## Start
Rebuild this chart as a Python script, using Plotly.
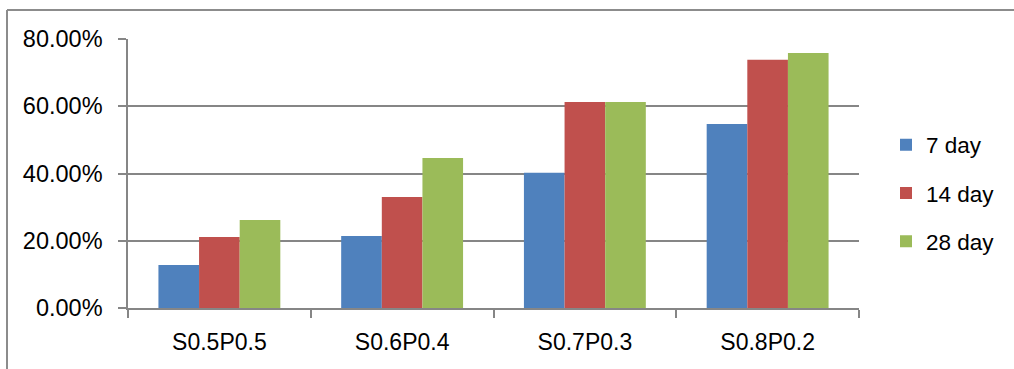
import plotly.graph_objects as go

categories = ["S0.5P0.5", "S0.6P0.4", "S0.7P0.3", "S0.8P0.2"]
series_names = ["7 day", "14 day", "28 day"]
day7 = [0.128, 0.214, 0.402, 0.547]
day14 = [0.211, 0.330, 0.613, 0.738]
day28 = [0.262, 0.446, 0.613, 0.758]
y_ticks = [0.0, 0.2, 0.4, 0.6, 0.8]
title_text = "Development of compressive strength ratio (%)"

colors = ["#4F81BD", "#C0504D", "#9BBB59"]
values = [day7, day14, day28]

W, H = 1014, 369
# target plot area in screen pixels
X0, X1, Y0, Y1 = 128, 859, 39, 308
L, T, R, B = X0, Y0, W - X1, H - Y1
pw, ph = X1 - X0, Y1 - Y0

def px_x(x):
    return (x - X0) / pw

def px_y(y):
    return (Y1 - y) / ph

fig = go.Figure()
for name, vals, c in zip(series_names, values, colors):
    fig.add_trace(go.Bar(x=categories, y=vals, name=name, marker=dict(color=c, line=dict(width=0)),
                         legendgroup=name))

grid = "#868686"
fig.update_layout(
    width=W, height=H,
    margin=dict(l=L, r=R, t=T, b=B),
    paper_bgcolor="white", plot_bgcolor="white",
    barmode="group", bargap=0.333, bargroupgap=0,
    font=dict(family="Liberation Sans, Arial, sans-serif", size=22, color="black"),
    showlegend=True,
    legend=dict(x=px_x(886), y=px_y(193), xanchor="left", yanchor="middle",
                font=dict(size=22.5), tracegroupgap=16, bgcolor="rgba(0,0,0,0)"),
    xaxis=dict(showline=True, linecolor=grid, linewidth=1.5, ticks="outside", tickson="boundaries",
               ticklen=8, tickcolor=grid, tickwidth=1.5, showgrid=False,
               tickfont=dict(size=23), ticklabelstandoff=13),
    yaxis=dict(range=[0, 0.8], tickvals=y_ticks, tickformat=".2%", showline=True, linecolor=grid,
               linewidth=1.5, ticks="outside", ticklen=8, tickcolor=grid, tickwidth=1.5,
               showgrid=True, gridcolor=grid, gridwidth=1.5, zeroline=False,
               tickfont=dict(size=23.5), ticklabelstandoff=11),
)

# outer chart border (partially visible)
bx, by = px_x(7), px_y(10)
fig.add_shape(type="line", xref="paper", yref="paper", x0=bx, x1=bx, y0=-0.5, y1=by,
              line=dict(color="#8C8C8C", width=2))
fig.add_shape(type="line", xref="paper", yref="paper", x0=bx, x1=1.5, y0=by, y1=by,
              line=dict(color="#8C8C8C", width=2))

# title, mostly cut off at the top of the image (as in the reference)
fig.add_annotation(text=title_text, xref="paper", yref="paper", x=px_x(758), y=px_y(1.5),
                   xanchor="right", yanchor="bottom", showarrow=False,
                   font=dict(family="Liberation Serif, Times New Roman, serif", size=28, color="black"))

fig.write_html("out.html", config={"displayModeBar": False},
               post_script="document.body.style.margin='0';")
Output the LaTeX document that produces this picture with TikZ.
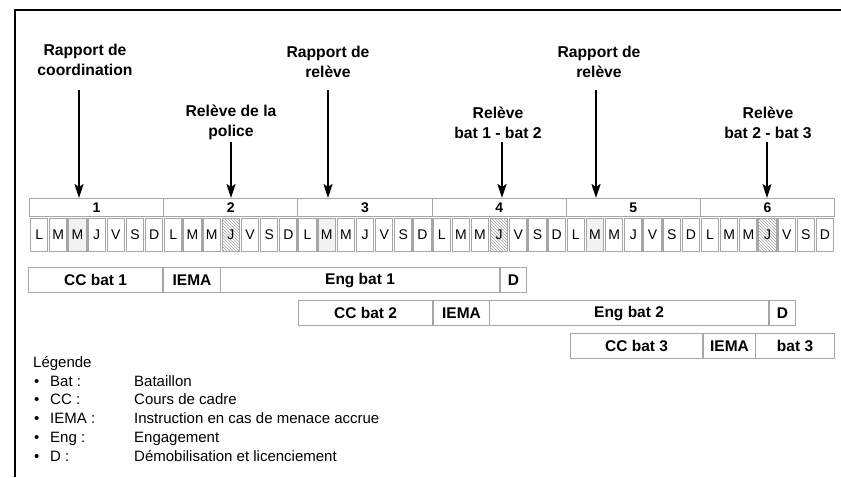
\documentclass[tikz,border=0pt]{standalone}
\usepackage{fontspec}
\setmainfont{Liberation Sans}
\usetikzlibrary{arrows.meta,patterns}
\begin{document}
\begin{tikzpicture}[x=1pt,y=-1pt,
  boxst/.style={draw=gray!70, line width=1.1pt, fill=white, inner sep=0pt, anchor=north west},
  weekbox/.style={boxst, minimum width=134.17pt, minimum height=18pt, font=\fontsize{14}{16}\bfseries\selectfont},
  daybox/.style={boxst, minimum width=17.4pt, minimum height=33pt, font=\fontsize{14}{16}\selectfont},
  barbox/.style={boxst, minimum height=25pt, font=\fontsize{15.5}{18}\bfseries\selectfont},
  toplabel/.style={align=center, inner sep=0pt, font=\fontsize{15.7}{20}\bfseries\selectfont},
  arr/.style={line width=2pt, -{Stealth[length=14pt,width=9pt,inset=3pt]}},
  arrthin/.style={line width=1.2pt, -{Stealth[length=14pt,width=9pt,inset=3pt]}},
  legtxt/.style={anchor=base west, inner sep=0pt, font=\fontsize{15}{18}\selectfont},
  hatch/.style={pattern=north west lines, pattern color=gray!75},
  dotfill/.style={fill=gray!10},
  dd13/.style={hatch}, dd33/.style={hatch}, dd53/.style={hatch},
  dd02/.style={dotfill}, dd21/.style={dotfill}, dd41/.style={dotfill}
]
\useasboundingbox (0,0) rectangle (841,477);
% frame
\coordinate (ftl) at (15,10);
\coordinate (ftr) at (841,10);
\coordinate (fbl) at (15,477);
\draw[line width=1.4pt] (ftr) -- (ftl) -- (fbl);

% weeks
\foreach \w in {1,...,6}
  \node[weekbox] (wk\w) at ({29+(\w-1)*134.17},198) {\w};

% days
\foreach \w in {0,...,5}
  \foreach \d [count=\i from 0] in {L,M,M,J,V,S,D}
    \node[daybox, dd\w\i/.try] (d\w\i) at ({29+\w*134.17+\i*19.17+0.9},218) {\d};

% bars
\newcommand\mybar[5]{\node[barbox, minimum width={(#3)-(#2)}] (#1) at (#2,#4) {#5};}
\mybar{ccA}{28}{162}{267}{CC bat 1}
\mybar{ieA}{163}{220}{267}{IEMA}
\mybar{enA}{220}{499}{267}{Eng bat 1}
\mybar{dA}{500}{526}{267}{D}
\mybar{ccB}{298}{432}{300}{CC bat 2}
\mybar{ieB}{433}{489}{300}{IEMA}
\mybar{enB}{489}{768}{300}{Eng bat 2}
\mybar{dB}{769}{795}{300}{D}
\mybar{ccC}{570}{702}{333}{CC bat 3}
\mybar{ieC}{703}{755}{333}{IEMA}
\mybar{enC}{755}{834}{333}{bat 3}

% top labels
\node[toplabel] (t1) at (85,60) {Rapport de\\coordination};
\node[toplabel] (t2) at (231,122.5) {Relève de la\\police};
\node[toplabel] (t3) at (328,61.5) {Rapport de\\relève};
\node[toplabel] (t4) at (498,122.5) {Relève\\bat 1 - bat 2};
\node[toplabel] (t5) at (599,61.5) {Rapport de\\relève};
\node[toplabel] (t6) at (768,122.5) {Relève\\bat 2 - bat 3};

% arrows
\coordinate (s1) at (79,90);
\coordinate (s2) at (231,142);
\coordinate (s3) at (328,90);
\coordinate (s4) at (502,142);
\coordinate (s5) at (596,90);
\coordinate (s6) at (767,142);
\draw[arr] (s1) -- (s1 |- wk1.north);
\draw[arr] (s2) -- (s2 |- wk2.north);
\draw[arr] (s3) -- (s3 |- wk3.north);
\draw[arr] (s4) -- (s4 |- wk4.north);
\draw[arr] (s5) -- (s5 |- wk5.north);
\draw[arrthin] (s6) -- (s6 |- wk6.north);

% legend
\node[legtxt] (leg) at (33,367) {Légende};
\foreach \k/\v [count=\n from 0] in {Bat :/Bataillon, CC :/Cours de cadre, IEMA :/Instruction en cas de menace accrue, Eng :/Engagement, D :/Démobilisation et licenciement}{
  \node[legtxt] (lb\n) at (34,{386+\n*18.8}) {•};
  \node[legtxt] (lk\n) at (50,{386+\n*18.8}) {\k};
  \node[legtxt] (lv\n) at (134,{386+\n*18.8}) {\v};
}
\end{tikzpicture}
\end{document}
## End
Exercise: All of the lines above should be printed exactly, minus the pictures.

The reply:
Rebuild this chart as a Python script, using Plotly.
import plotly.graph_objects as go

categories = ["S0.5P0.5", "S0.6P0.4", "S0.7P0.3", "S0.8P0.2"]
series_names = ["7 day", "14 day", "28 day"]
day7 = [0.128, 0.214, 0.402, 0.547]
day14 = [0.211, 0.330, 0.613, 0.738]
day28 = [0.262, 0.446, 0.613, 0.758]
y_ticks = [0.0, 0.2, 0.4, 0.6, 0.8]
title_text = "Development of compressive strength ratio (%)"

colors = ["#4F81BD", "#C0504D", "#9BBB59"]
values = [day7, day14, day28]

W, H = 1014, 369
# target plot area in screen pixels
X0, X1, Y0, Y1 = 128, 859, 39, 308
L, T, R, B = X0, Y0, W - X1, H - Y1
pw, ph = X1 - X0, Y1 - Y0

def px_x(x):
    return (x - X0) / pw

def px_y(y):
    return (Y1 - y) / ph

fig = go.Figure()
for name, vals, c in zip(series_names, values, colors):
    fig.add_trace(go.Bar(x=categories, y=vals, name=name, marker=dict(color=c, line=dict(width=0)),
                         legendgroup=name))

grid = "#868686"
fig.update_layout(
    width=W, height=H,
    margin=dict(l=L, r=R, t=T, b=B),
    paper_bgcolor="white", plot_bgcolor="white",
    barmode="group", bargap=0.333, bargroupgap=0,
    font=dict(family="Liberation Sans, Arial, sans-serif", size=22, color="black"),
    showlegend=True,
    legend=dict(x=px_x(886), y=px_y(193), xanchor="left", yanchor="middle",
                font=dict(size=22.5), tracegroupgap=16, bgcolor="rgba(0,0,0,0)"),
    xaxis=dict(showline=True, linecolor=grid, linewidth=1.5, ticks="outside", tickson="boundaries",
               ticklen=8, tickcolor=grid, tickwidth=1.5, showgrid=False,
               tickfont=dict(size=23), ticklabelstandoff=13),
    yaxis=dict(range=[0, 0.8], tickvals=y_ticks, tickformat=".2%", showline=True, linecolor=grid,
               linewidth=1.5, ticks="outside", ticklen=8, tickcolor=grid, tickwidth=1.5,
               showgrid=True, gridcolor=grid, gridwidth=1.5, zeroline=False,
               tickfont=dict(size=23.5), ticklabelstandoff=11),
)

# outer chart border (partially visible)
bx, by = px_x(7), px_y(10)
fig.add_shape(type="line", xref="paper", yref="paper", x0=bx, x1=bx, y0=-0.5, y1=by,
              line=dict(color="#8C8C8C", width=2))
fig.add_shape(type="line", xref="paper", yref="paper", x0=bx, x1=1.5, y0=by, y1=by,
              line=dict(color="#8C8C8C", width=2))

# title, mostly cut off at the top of the image (as in the reference)
fig.add_annotation(text=title_text, xref="paper", yref="paper", x=px_x(758), y=px_y(1.5),
                   xanchor="right", yanchor="bottom", showarrow=False,
                   font=dict(family="Liberation Serif, Times New Roman, serif", size=28, color="black"))

fig.write_html("out.html", config={"displayModeBar": False},
               post_script="document.body.style.margin='0';")
Output the LaTeX document that produces this picture with TikZ.
\documentclass[tikz,border=0pt]{standalone}
\usepackage{fontspec}
\setmainfont{Liberation Sans}
\usetikzlibrary{arrows.meta,patterns}
\begin{document}
\begin{tikzpicture}[x=1pt,y=-1pt,
  boxst/.style={draw=gray!70, line width=1.1pt, fill=white, inner sep=0pt, anchor=north west},
  weekbox/.style={boxst, minimum width=134.17pt, minimum height=18pt, font=\fontsize{14}{16}\bfseries\selectfont},
  daybox/.style={boxst, minimum width=17.4pt, minimum height=33pt, font=\fontsize{14}{16}\selectfont},
  barbox/.style={boxst, minimum height=25pt, font=\fontsize{15.5}{18}\bfseries\selectfont},
  toplabel/.style={align=center, inner sep=0pt, font=\fontsize{15.7}{20}\bfseries\selectfont},
  arr/.style={line width=2pt, -{Stealth[length=14pt,width=9pt,inset=3pt]}},
  arrthin/.style={line width=1.2pt, -{Stealth[length=14pt,width=9pt,inset=3pt]}},
  legtxt/.style={anchor=base west, inner sep=0pt, font=\fontsize{15}{18}\selectfont},
  hatch/.style={pattern=north west lines, pattern color=gray!75},
  dotfill/.style={fill=gray!10},
  dd13/.style={hatch}, dd33/.style={hatch}, dd53/.style={hatch},
  dd02/.style={dotfill}, dd21/.style={dotfill}, dd41/.style={dotfill}
]
\useasboundingbox (0,0) rectangle (841,477);
% frame
\coordinate (ftl) at (15,10);
\coordinate (ftr) at (841,10);
\coordinate (fbl) at (15,477);
\draw[line width=1.4pt] (ftr) -- (ftl) -- (fbl);

% weeks
\foreach \w in {1,...,6}
  \node[weekbox] (wk\w) at ({29+(\w-1)*134.17},198) {\w};

% days
\foreach \w in {0,...,5}
  \foreach \d [count=\i from 0] in {L,M,M,J,V,S,D}
    \node[daybox, dd\w\i/.try] (d\w\i) at ({29+\w*134.17+\i*19.17+0.9},218) {\d};

% bars
\newcommand\mybar[5]{\node[barbox, minimum width={(#3)-(#2)}] (#1) at (#2,#4) {#5};}
\mybar{ccA}{28}{162}{267}{CC bat 1}
\mybar{ieA}{163}{220}{267}{IEMA}
\mybar{enA}{220}{499}{267}{Eng bat 1}
\mybar{dA}{500}{526}{267}{D}
\mybar{ccB}{298}{432}{300}{CC bat 2}
\mybar{ieB}{433}{489}{300}{IEMA}
\mybar{enB}{489}{768}{300}{Eng bat 2}
\mybar{dB}{769}{795}{300}{D}
\mybar{ccC}{570}{702}{333}{CC bat 3}
\mybar{ieC}{703}{755}{333}{IEMA}
\mybar{enC}{755}{834}{333}{bat 3}

% top labels
\node[toplabel] (t1) at (85,60) {Rapport de\\coordination};
\node[toplabel] (t2) at (231,122.5) {Relève de la\\police};
\node[toplabel] (t3) at (328,61.5) {Rapport de\\relève};
\node[toplabel] (t4) at (498,122.5) {Relève\\bat 1 - bat 2};
\node[toplabel] (t5) at (599,61.5) {Rapport de\\relève};
\node[toplabel] (t6) at (768,122.5) {Relève\\bat 2 - bat 3};

% arrows
\coordinate (s1) at (79,90);
\coordinate (s2) at (231,142);
\coordinate (s3) at (328,90);
\coordinate (s4) at (502,142);
\coordinate (s5) at (596,90);
\coordinate (s6) at (767,142);
\draw[arr] (s1) -- (s1 |- wk1.north);
\draw[arr] (s2) -- (s2 |- wk2.north);
\draw[arr] (s3) -- (s3 |- wk3.north);
\draw[arr] (s4) -- (s4 |- wk4.north);
\draw[arr] (s5) -- (s5 |- wk5.north);
\draw[arrthin] (s6) -- (s6 |- wk6.north);

% legend
\node[legtxt] (leg) at (33,367) {Légende};
\foreach \k/\v [count=\n from 0] in {Bat :/Bataillon, CC :/Cours de cadre, IEMA :/Instruction en cas de menace accrue, Eng :/Engagement, D :/Démobilisation et licenciement}{
  \node[legtxt] (lb\n) at (34,{386+\n*18.8}) {•};
  \node[legtxt] (lk\n) at (50,{386+\n*18.8}) {\k};
  \node[legtxt] (lv\n) at (134,{386+\n*18.8}) {\v};
}
\end{tikzpicture}
\end{document}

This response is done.